Esse otimismo moderado de Kant nos ajuda a olhar com esperança o mundo e as instituições que, com muito esforço, foram moldadas e construídas. É preciso, no entanto, ter em mente que a vitalidade e o aprimoramento da democracia por meio de instituições formalmente constituídas dependem da ação e da dedicação continuada dos cidadãos e, principalmente, de suas lideranças. Entre as lições deixadas pelo filósofo, talvez seja esta uma das mais importantes: se queremos a liberdade, os direitos individuais e a promoção de uma sociedade mais justa temos de fazer por merecê-la, e é preciso que esses valores sejam promovidos como parte integrante da própria sociedade internacional. Com certeza foi essa a razão por que, quando morreu, em 1804, seus contemporâneos julgaram que o que de mais apropriado podiam fazer era lembrar esse profundo sentido de compromisso moral do filósofo.

Atualmente, o sistema internacional tem se modificado e algumas instituições como o GATT, hoje transformado na OMC que se converteu - algo muito positivo - num órgão que busca assegurar regras universais de livre comércio. Todavia outras organizações ainda enfrentam dificuldades para se acomodar a essa realidade cambiante.

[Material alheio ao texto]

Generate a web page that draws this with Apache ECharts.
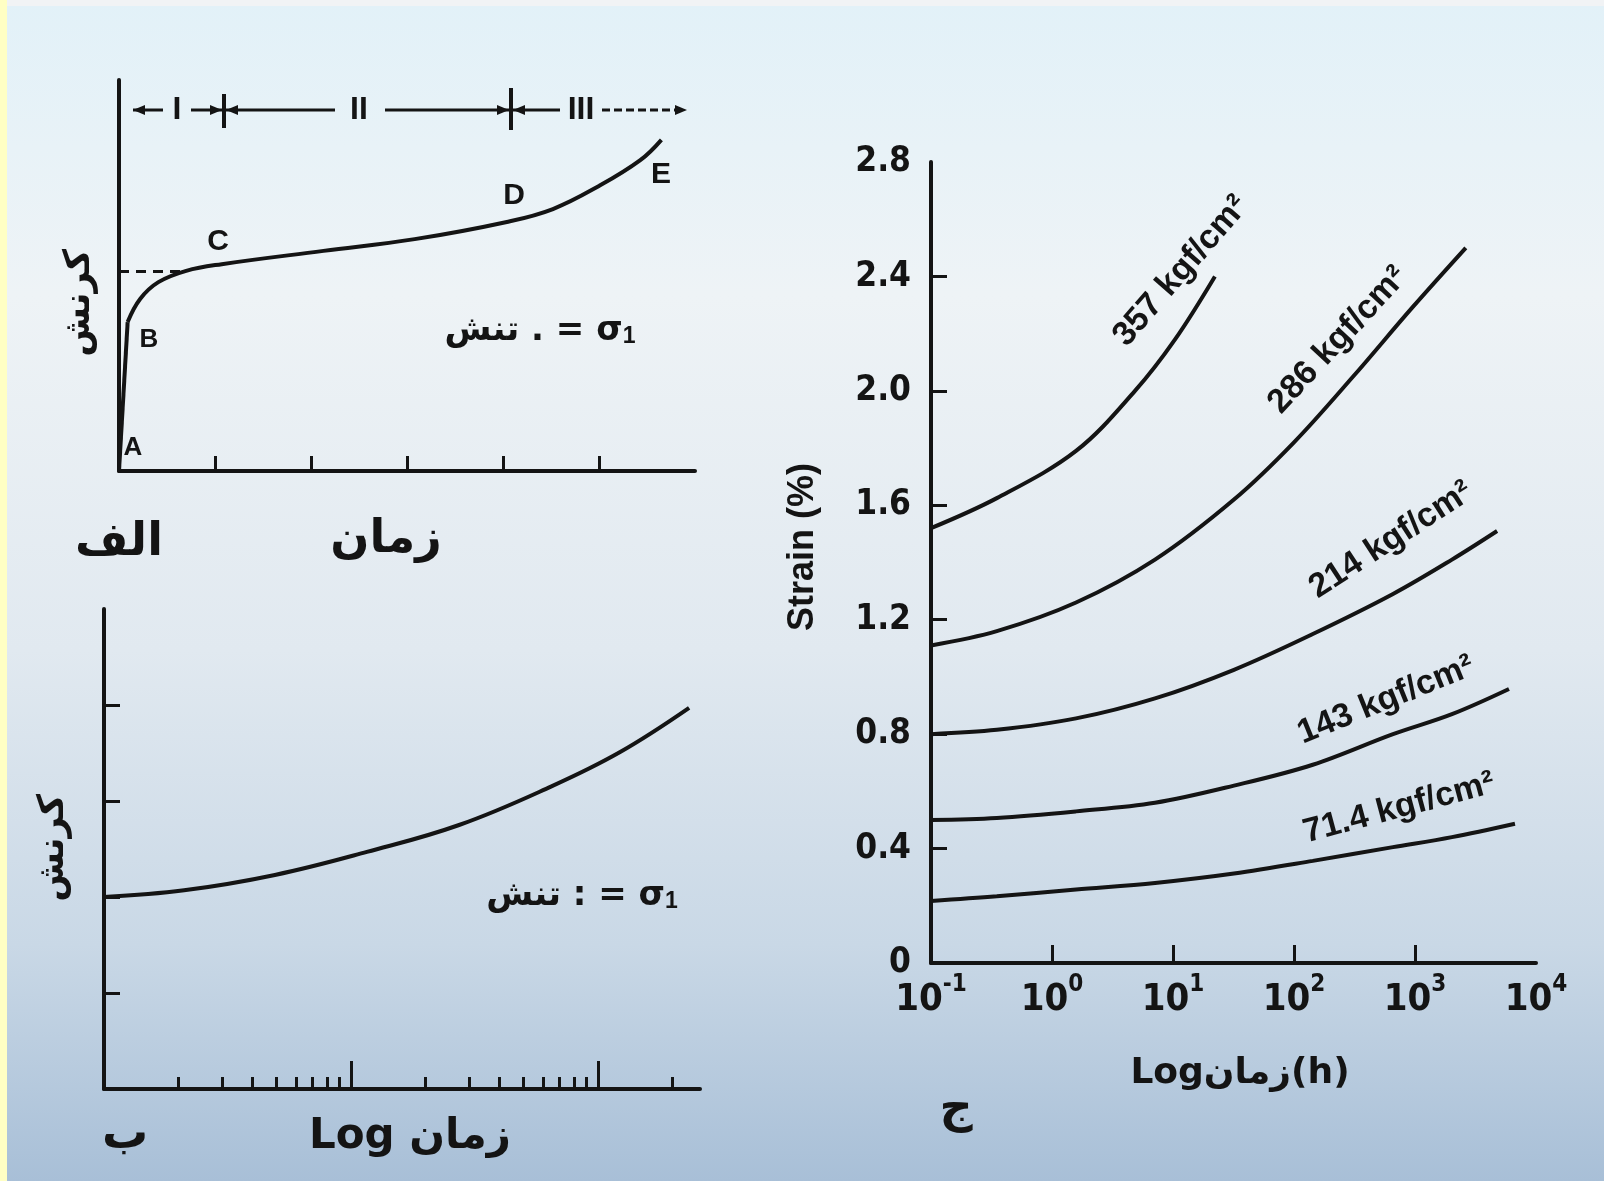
<!DOCTYPE html>
<html>
<head>
<meta charset="utf-8">
<script src="https://cdn.jsdelivr.net/npm/echarts@6.0.0/dist/echarts.min.js"></script>
<style>
html, body { margin: 0; padding: 0; background: #dfe9f1; }
#main { width: 1604px; height: 1181px; }
</style>
</head>
<body>
<div id="main"></div>
<script>
// ---- panel الف : strain vs time (schematic creep curve)
var aTicks = [1, 2, 3, 4, 5]
var abX = [0, 0.09]
var abY = [0, 3.81]
var beX = [0.09, 0.22, 0.41, 0.70, 1.07, 2.13, 3.08, 4.04, 4.52, 5.00, 5.43, 5.65]
var beY = [3.81, 4.40, 4.83, 5.12, 5.29, 5.63, 5.93, 6.37, 6.70, 7.29, 7.95, 8.47]
var dashX = [0, 0.70]
var dashY = [5.1, 5.1]

// ---- panel ب : strain vs log time
var bX = [1, 2.11, 4.92, 11.6, 27.4, 64.5, 123, 234]
var bY = [2.0, 2.07, 2.23, 2.47, 2.75, 3.15, 3.51, 3.97]
var bYTicks = [1, 2, 3, 4]
var bMajor = [10, 100]
var bMinor = [2, 3, 4, 5, 6, 7, 8, 9, 20, 30, 40, 50, 60, 70, 80, 90, 200]

// ---- panel ج : strain (%) vs log time (h)
var cXLabels = [0.1, 1, 10, 100, 1000, 10000]
var cXTicks = [1, 10, 100, 1000]
var cYTicks = [0.4, 0.8, 1.2, 1.6, 2.0, 2.4]
var stressNames = ['357 kgf/cm²', '286 kgf/cm²', '214 kgf/cm²', '143 kgf/cm²', '71.4 kgf/cm²']
var t357 = [0.1, 0.35, 1.58, 4.85, 10.4, 22.2]
var s357 = [1.52, 1.625, 1.79, 2.0, 2.18, 2.4]
var t286 = [0.1, 0.35, 1.58, 7.1, 31.9, 100, 308, 944, 2630]
var s286 = [1.11, 1.16, 1.26, 1.41, 1.62, 1.82, 2.05, 2.29, 2.50]
var t214 = [0.1, 0.35, 1.58, 7.1, 31.9, 143, 658, 2020, 4770]
var s214 = [0.80, 0.815, 0.855, 0.925, 1.025, 1.15, 1.29, 1.41, 1.51]
var t143 = [0.1, 0.35, 1.58, 7.1, 31.9, 143, 658, 2020, 5980]
var s143 = [0.50, 0.507, 0.53, 0.56, 0.62, 0.693, 0.80, 0.87, 0.958]
var t71 = [0.1, 0.35, 1.58, 7.1, 31.9, 143, 658, 2020, 6700]
var s71 = [0.217, 0.233, 0.257, 0.28, 0.313, 0.357, 0.405, 0.44, 0.487]

var INK = '#141414'
var F = "'Liberation Sans', Arial, sans-serif"
var FN = "'Liberation Sans Narrow', 'DejaVu Sans Condensed', 'Liberation Sans', sans-serif"
var FP = "'DejaVu Sans', 'Noto Sans', sans-serif"

function pairs(xs, ys) {
  return xs.map(function (x, i) { return [x, ys[i]] })
}
function curve(name, xi, yi, xs, ys, smooth, dashed) {
  return {
    name: name, type: 'line', xAxisIndex: xi, yAxisIndex: yi,
    data: pairs(xs, ys), smooth: smooth, showSymbol: false, symbol: 'none',
    lineStyle: { color: INK, width: dashed ? 3 : 4, type: dashed ? [10, 7] : 'solid' },
    z: 5
  }
}
function txt(x, y, s, size, font, rot, extra) {
  var st = { text: s, fill: INK, font: 'bold ' + size + 'px ' + font, align: 'center', verticalAlign: 'middle' }
  if (extra) for (var k in extra) st[k] = extra[k]
  return { type: 'text', x: x, y: y, rotation: (rot || 0) * Math.PI / 180, style: st, z: 10, silent: true }
}
function seg(x1, y1, x2, y2, w, dash) {
  return { type: 'line', shape: { x1: x1, y1: y1, x2: x2, y2: y2 }, style: { stroke: INK, lineWidth: w, lineDash: dash || null }, z: 10, silent: true }
}
function head(x, y, dir) {
  var d = dir * 12
  return { type: 'polygon', shape: { points: [[x, y], [x - d, y - 5], [x - d, y + 5]] }, style: { fill: INK }, z: 10, silent: true }
}

var axisLine = { show: true, onZero: false, lineStyle: { color: INK, width: 4 } }
var noLabel = { show: false }
var noSplit = { show: false }

var chart = echarts.init(document.getElementById('main'))

var subRich = {
  a: { font: 'bold 34px ' + FP, fill: INK, color: INK, verticalAlign: 'bottom', lineHeight: 42 },
  s: { font: 'bold 23px ' + F, fill: INK, color: INK, verticalAlign: 'bottom', lineHeight: 32 }
}

var graphics = [
  // background photo tone
  { type: 'rect', shape: { x: 0, y: 0, width: 1604, height: 1181 }, z: -100, silent: true,
    style: { fill: new echarts.graphic.LinearGradient(0, 0, 0, 1, [
      { offset: 0, color: '#e2f1f8' }, { offset: 0.25, color: '#eef3f6' },
      { offset: 0.55, color: '#e1e9f0' }, { offset: 0.8, color: '#c9d8e6' },
      { offset: 1, color: '#a8bfd7' }]) } },
  { type: 'rect', shape: { x: 0, y: 0, width: 1604, height: 6 }, z: -99, silent: true, style: { fill: '#f1f3f5' } },
  { type: 'rect', shape: { x: 0, y: 0, width: 7, height: 1181 }, z: -98, silent: true, style: { fill: '#ffffc4' } },

  // stage markers of panel الف
  seg(224, 94, 224, 128, 4), seg(511, 88, 511, 130, 4),
  seg(133, 110, 163, 110, 3), head(133, 110, -1), txt(177, 110, 'I', 32, F),
  seg(191, 110, 222, 110, 3), head(222, 110, 1),
  seg(226, 110, 335, 110, 3), head(226, 110, -1), txt(359, 110, 'II', 32, F),
  seg(385, 110, 509, 110, 3), head(509, 110, 1),
  seg(513, 110, 560, 110, 3), head(513, 110, -1), txt(581, 110, 'III', 32, F),
  seg(602, 110, 685, 110, 3, [8, 4]), head(687, 110, 1),

  // point letters
  txt(133, 448, 'A', 26, F), txt(149, 340, 'B', 26, F), txt(218, 242, 'C', 30, F),
  txt(514, 196, 'D', 30, F), txt(661, 175, 'E', 30, F),

  // stress notes
  { type: 'text', x: 540, y: 327, z: 10, silent: true,
    style: { text: '{a|تنش . = σ}{s|1}', rich: subRich, align: 'center', verticalAlign: 'middle' } },
  { type: 'text', x: 582, y: 892, z: 10, silent: true,
    style: { text: '{a|تنش : = σ}{s|1}', rich: subRich, align: 'center', verticalAlign: 'middle' } },

  // axis captions of الف and ب
  txt(80, 303, 'کرنش', 36, FP, 90), txt(54, 848, 'کرنش', 36, FP, 90),
  txt(119, 543, 'الف', 46, FP), txt(386, 540, 'زمان', 46, FP),
  txt(125, 1136, 'ب', 46, FP), txt(410, 1137, 'Log زمان', 42, FP),

  // panel ج captions
  txt(803, 547, 'Strain (%)', 36, F, 90),
  txt(1240, 1074, 'Logزمان(h)', 36, FP),
  txt(956, 1110, 'ج', 46, FP),

  // stress labels along curves
  txt(1181, 271, stressNames[0], 34, F, 49),
  txt(1338, 340, stressNames[1], 34, F, 47),
  txt(1391, 540, stressNames[2], 34, F, 33),
  txt(1386, 700, stressNames[3], 34, F, 22),
  txt(1399, 808, stressNames[4], 34, F, 15)
]

chart.setOption({
  animation: false,
  backgroundColor: 'transparent',
  grid: [
    { left: 119, top: 80, width: 576, height: 391, outerBoundsMode: 'none' },
    { left: 104, top: 609, width: 596, height: 480, outerBoundsMode: 'none' },
    { left: 931, top: 162, width: 605, height: 801, outerBoundsMode: 'none' }
  ],
  xAxis: [
    { gridIndex: 0, type: 'value', position: 'bottom', min: 0, max: 6, interval: 1, axisLine: axisLine,
      axisTick: { show: true, inside: true, length: 15, customValues: aTicks, lineStyle: { color: INK, width: 3 } },
      axisLabel: noLabel, splitLine: noSplit },
    { gridIndex: 1, type: 'log', position: 'bottom', logBase: 10, min: 1, max: 259, axisLine: axisLine,
      axisTick: { show: true, inside: true, length: 12, customValues: bMinor, lineStyle: { color: INK, width: 3 } },
      axisLabel: noLabel, splitLine: noSplit, minorTick: { show: false } },
    { gridIndex: 1, type: 'log', position: 'bottom', logBase: 10, min: 1, max: 259,
      axisLine: { show: false, onZero: false },
      axisTick: { show: true, inside: true, length: 28, customValues: bMajor, lineStyle: { color: INK, width: 3 } },
      axisLabel: noLabel, splitLine: noSplit },
    { gridIndex: 2, type: 'log', position: 'bottom', logBase: 10, min: 0.1, max: 10000, axisLine: axisLine,
      axisTick: { show: true, inside: true, length: 18, customValues: cXTicks, lineStyle: { color: INK, width: 3 } },
      axisLabel: {
        show: true, customValues: cXLabels, margin: 10,
        formatter: function (v) { return '{b|10}{s|' + Math.round(Math.log(v) / Math.LN10) + '}' },
        rich: {
          b: { fontSize: 38, fontWeight: 'bold', fontFamily: FN, color: INK, lineHeight: 46, verticalAlign: 'bottom' },
          s: { fontSize: 24, fontWeight: 'bold', fontFamily: FN, color: INK, verticalAlign: 'top' }
        }
      },
      splitLine: noSplit }
  ],
  yAxis: [
    { gridIndex: 0, type: 'value', position: 'left', min: 0, max: 10, axisLine: axisLine, axisTick: { show: false },
      axisLabel: noLabel, splitLine: noSplit },
    { gridIndex: 1, type: 'value', position: 'left', min: 0, max: 5, axisLine: axisLine,
      axisTick: { show: true, inside: true, length: 16, customValues: bYTicks, lineStyle: { color: INK, width: 3 } },
      axisLabel: noLabel, splitLine: noSplit },
    { gridIndex: 2, type: 'value', position: 'left', min: 0, max: 2.8, interval: 0.4, axisLine: axisLine,
      axisTick: { show: true, inside: true, length: 16, customValues: cYTicks, lineStyle: { color: INK, width: 3 } },
      axisLabel: { show: true, margin: 20, fontSize: 35, fontWeight: 'bold', fontFamily: FN, color: INK,
        formatter: function (v) { return v === 0 ? '0' : v.toFixed(1) } },
      splitLine: noSplit }
  ],
  series: [
    curve('AB', 0, 0, abX, abY, false, false),
    curve('BE', 0, 0, beX, beY, 0.4, false),
    curve('dash', 0, 0, dashX, dashY, false, true),
    curve('log', 1, 1, bX, bY, 0.4, false),
    curve(stressNames[0], 3, 2, t357, s357, 0.35, false),
    curve(stressNames[1], 3, 2, t286, s286, 0.35, false),
    curve(stressNames[2], 3, 2, t214, s214, 0.35, false),
    curve(stressNames[3], 3, 2, t143, s143, 0.35, false),
    curve(stressNames[4], 3, 2, t71, s71, 0.35, false)
  ],
  graphic: graphics
})
</script>
</body>
</html>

É sabido que no meio internacional há dois princípios fundamentais que norteiam - ou se presumem - as relações entre os estados: o da soberania e o do multilateralismo. Ambos se apresentam igualmente importantes para assegurar a existência de valores que entendemos essenciais para a nossa vida em sociedade: a liberdade, os direitos de cidadania e o respeito à diversidade religiosa e cultural. A grande dificuldade é que nem sempre os princípios da soberania e do multilateralismo se apresentam como complementares ou harmônicos. Particularmente quando se trata de questões mais críticas envolvendo diretamente a segurança e outros interesses mais essenciais para as nações, a dificuldade de harmonizar esses dois princípios torna-se maior.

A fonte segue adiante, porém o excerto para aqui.